Children in Cambodia will receive lessons on LGBT+ issues from 2020 in a bid to wipe out bullying and discrimination in the socially conservative country, an official said on Tuesday.
From grade seven, around age 13, modules covering sexual orientation and gender identity will be part of sex education in schools, said Yung Kunthearith, deputy director of the education ministry’s department of health studies.
“It’s about equality,” he told the Thomson Reuters Foundation. “We want our children to be aware of these issues and know that no one should be discriminated against in school or any part of life.”
Cambodia has no legislation that deals specifically with LGBT+ people. Same sex marriages are neither criminalized nor officially recognized by the state.
While acceptance of LGBT+ people in Cambodia is increasing, one in three report harassment in the workplace, according to research released this week by the Cambodian Center for Human Rights, a non-government organization.
Some are still forced by parents into unwanted marriages or so-called conversion therapy with traditional healers, which aims to make them straight or not transgender, campaigners say.
The new classes would help “cultivate a rights-based mindset so children can exercise their agency to transform discriminatory norms,” said Ryan Silverio, regional coordinator for the ASEAN SOGIE Caucus, an advocacy group.

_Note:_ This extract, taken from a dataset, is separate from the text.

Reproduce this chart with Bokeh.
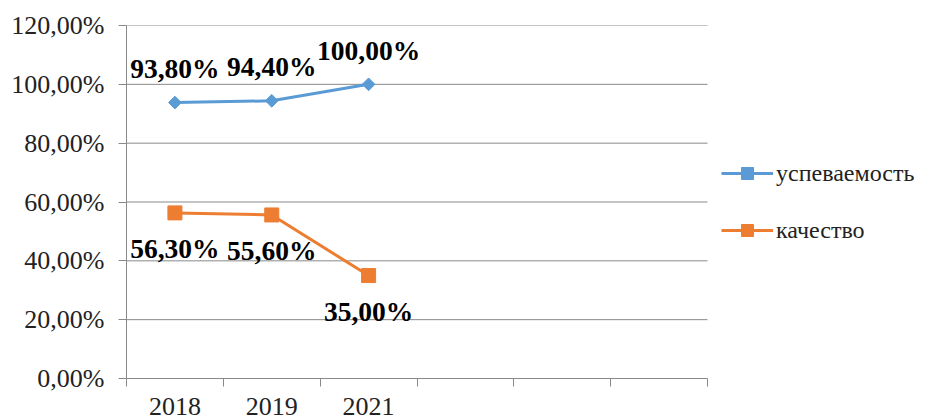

The move puts Cambodia at the forefront of LGBT+ education in Southeast Asia, with neighboring Thailand the only other nation known to have included such issues in mainstream teaching, he added.
So far, 3,100 Cambodian teachers have been trained to deliver the new material, according to Srun Srorn, an LGBT+ activist who developed the modules with the Education Ministry.
He said that while there was some resistance among “very homophobic” teachers, the program had generally been received with “enthusiasm” and at least five teachers had come out during the training.
“This is a win for us already,” he said, adding that bullying and discrimination was rife among students and teachers.
“We have to start now. In 10, 20 years’ time, the students of today will be business owners, they will be governors ... then we will have change.”